I started pulling out my hair when I was in 4th grade, at the time I was around 8 or 9. I pulled out my hair to the point where I had a bald spot the size of a baseball on the top of my head, and golf ball sized bald spots on the bottom of my head. So obviously wearing my hair up to hide my hair loss wasn't a viable option at the time. I also had a rare "sub" condition (for lack of a better word) called trichophagia, where I would eat my hair after pulling it out. That of course didn?t help because on top of the fact that I was missing 40% of my hair, I had to worry about developing a trichobezoar. (A hairball that forms in your stomach or gastrointestinal tract).
I would always get questions like, "Do you have cancer?" "Why do you mess with your hair so much?" "Do you have a disease?" "Are you a boy?"
These questions were extremely difficult for me to answer because I honestly didn't even understand it myself, I was just a little kid. My disorder scared me. I didn't even find out what trichotillomania was until I was about 13 or 14 and curiously looked up my symptoms on Google. With any impulse control disorder there are misconceptions associated with it. People think that you can just stop and it isn't that easy. You don't know or realize that you''e pulling your hair out. It just happens! It was especially difficult trying to explain to my peers about my very apparent hair loss, So for the duration of time where my hair loss was very noticeable, I would make up excuses like, "I fell off my bike." or, "My sister took a razor to my head." Because that was a lot easier than trying to explain that I actually pull out my hair, and why I pull it out.
People were also a lot less empathetic after learning that my disorder wasn't the result of some sort of life-threatening illness. Of course with cancer, you have the chance of possibly losing your life. But because trich is viewed as something that is controllable and non-life threatening there isn't much sympathy for people who suffer from such an ailment. Of course I'm not saying that trich is nearly as extreme as cancer because it certainly isn't, but there isn't much understanding for people who have to suffer every day because of something that is out of their control. The weird looks and stares, the rude questions, and the ostracization from peers was extremely hard to handle. Especially when you suffer from anxiety and depression. I remember points in my life where I wish that I did have a debilitating illness, just so people were a little more understanding of me.
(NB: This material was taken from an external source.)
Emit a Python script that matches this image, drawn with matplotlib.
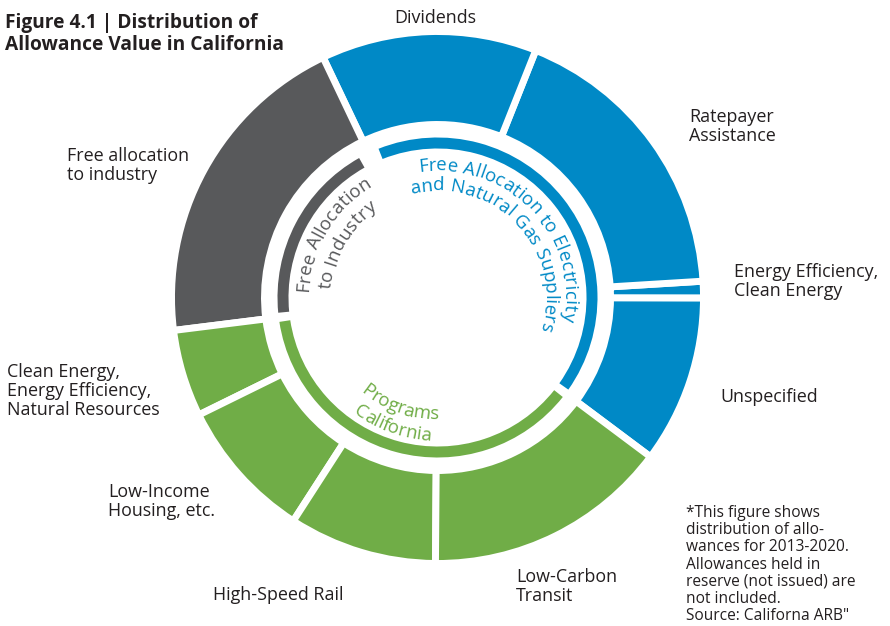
import numpy as np
import matplotlib.pyplot as plt
from matplotlib.patches import Wedge
from matplotlib.font_manager import FontProperties, findfont, get_font

W, H = 890, 626
DPI = 100
FONT = 'Open Sans'

# allowance shares (%), counter-clockwise from "Unspecified"
segments = ['Unspecified', 'Energy Efficiency, Clean Energy', 'Ratepayer Assistance',
            'Dividends', 'Free allocation to industry',
            'Clean Energy, Energy Efficiency, Natural Resources',
            'Low-Income Housing, etc.', 'High-Speed Rail', 'Low-Carbon Transit']
shares = [10.2, 1.0, 18.0, 13.1, 19.9, 5.3, 8.6, 9.0, 14.9]
group_of = ['elec', 'elec', 'elec', 'elec', 'ind', 'prog', 'prog', 'prog', 'prog']

groups = ['elec', 'ind', 'prog']
group_titles = {
    'elec': ['Free Allocation to Electricity', 'and Natural Gas Suppliers'],
    'ind': ['Free Allocation', 'to Industry'],
    'prog': ['Programs', 'California'],
}

BLUE, GRAY, GREEN = '#0089c6', '#58595b', '#70ad47'
colors = {'elec': BLUE, 'ind': GRAY, 'prog': GREEN}
TXT = '#231f20'

cx, cy = 437.5, H - 297.5
start = 323.2

fig = plt.figure(figsize=(W / DPI, H / DPI), dpi=DPI)
ax = fig.add_axes([0, 0, 1, 1])

# outer ring
ax.pie(shares, colors=[colors[g] for g in group_of], startangle=start,
       counterclock=True, center=(cx, cy), radius=266,
       wedgeprops=dict(width=93, edgecolor='white', linewidth=5))

# inner thin ring, one arc per group
group_sums = [sum(s for s, g in zip(shares, group_of) if g == k) for k in groups]
edges = start + np.concatenate([[0], np.cumsum(group_sums)]) * 3.6
gaps = [3.3, 7.7, 3.3]  # gap at the start of each arc, degrees
for i, k in enumerate(groups):
    t1 = edges[i] + gaps[i] / 2
    t2 = edges[i + 1] - gaps[(i + 1) % 3] / 2
    ax.add_patch(Wedge((cx, cy), 160, t1, t2, width=11, color=colors[k], lw=0))


def advances(s, prop):
    font = get_font(findfont(prop))
    font.set_size(prop.get_size_in_points(), DPI)
    out = []
    for ch in s:
        g = font.load_char(ord(ch))
        out.append(g.linearHoriAdvance / 65536)
    return np.array(out)


def arc_text(s, mid, r, color, size, clockwise=True):
    prop = FontProperties(family=FONT, size=size)
    adv = advances(s, prop)
    pos = np.cumsum(adv) - adv / 2 - adv.sum() / 2
    for ch, p in zip(s, pos):
        if clockwise:
            th = np.radians(mid) - p / r
            rot = np.degrees(th) - 90
        else:
            th = np.radians(mid) + p / r
            rot = np.degrees(th) + 90
        ax.text(cx + r * np.cos(th), cy + r * np.sin(th), ch, fontproperties=prop,
                color=color, rotation=rot, rotation_mode='anchor',
                ha='center', va='baseline')


arc_text(group_titles['elec'][0], 44, 127, BLUE, 13.5)
arc_text(group_titles['elec'][1], 43, 107, BLUE, 13.5)
arc_text(group_titles['ind'][0], 149, 129, GRAY, 13.5)
arc_text(group_titles['ind'][1], 150, 107, GRAY, 13.5)
arc_text(group_titles['prog'][0], 250.7, 122, GREEN, 13.5, clockwise=False)
arc_text(group_titles['prog'][1], 250.5, 143, GREEN, 13.5, clockwise=False)

# outer labels: lines, x, first baseline (px from top), alignment
labels = [
    (['Dividends'], 435, 23, 'center'),
    (['Ratepayer', 'Assistance'], 689, 122, 'left'),
    (['Energy Efficiency,', 'Clean Energy'], 734, 277, 'left'),
    (['Unspecified'], 720, 402, 'left'),
    (['Low-Carbon', 'Transit'], 516, 582, 'left'),
    (['High-Speed Rail'], 213, 600, 'left'),
    (['Low-Income', 'Housing, etc.'], 108, 497, 'left'),
    (['Clean Energy,', 'Energy Efficiency,', 'Natural Resources'], 7, 377, 'left'),
    (['Free allocation', 'to industry'], 67, 161, 'left'),
]
for lines, x, y0, ha in labels:
    for j, line in enumerate(lines):
        ax.text(x, H - (y0 + 19 * j), line, family=FONT, fontsize=12.9, color=TXT,
                ha=ha, va='baseline')

title = ['Figure 4.1 | Distribution of', 'Allowance Value in California']
for j, line in enumerate(title):
    ax.text(5, H - (28 + 22 * j), line, family=FONT, fontsize=13.8,
            fontweight='bold', color=TXT, ha='left', va='baseline')

note = ['*This figure shows', 'distribution of allo-', 'wances for 2013-2020.',
        'Allowances held in', 'reserve (not issued) are', 'not included.',
        'Source: Californa ARB"']
for j, line in enumerate(note):
    ax.text(686, H - (517 + 17.2 * j), line, family=FONT, fontsize=11.2, color=TXT,
            ha='left', va='baseline')

ax.set_xlim(0, W)
ax.set_ylim(0, H)
ax.set_aspect('equal')
ax.axis('off')
fig.savefig('out.png', dpi=DPI)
I am 19 now, and I have almost completely outgrown my disorder and my hair is almost to my bellybutton. I still pull sometimes in extremely stressful circumstances but for the most part I am able to control myself. It has taken me a lot of self evaluating and hard work to get to the point where I am now, and I am proud of myself. I wouldn't have been able to do it without my mom, who always nagged me whenever I messed with my hair and instilled the ability for me to recognize whenever I was pulling so I could stop. Unfortunately though, some people aren't as lucky as me and don't have the support system that I did. I wrote this in hopes to bring awareness to people who suffer from trichotillomania and the common misconceptions associated with this disorder.
If you ever see someone on the street, or in your class, or at work who is suffering from obvious hair loss, don't immediately jump to conclusions about that person because chances are, they're very ashamed of the fact that they're missing so much hair. Take the time to get to know someone before making unnecessary assumptions or asking rude questions that relate to their baldness. It means the world to trich suffers when you don't immediately bring up their disorder with them when you don't really even know what type of person they are.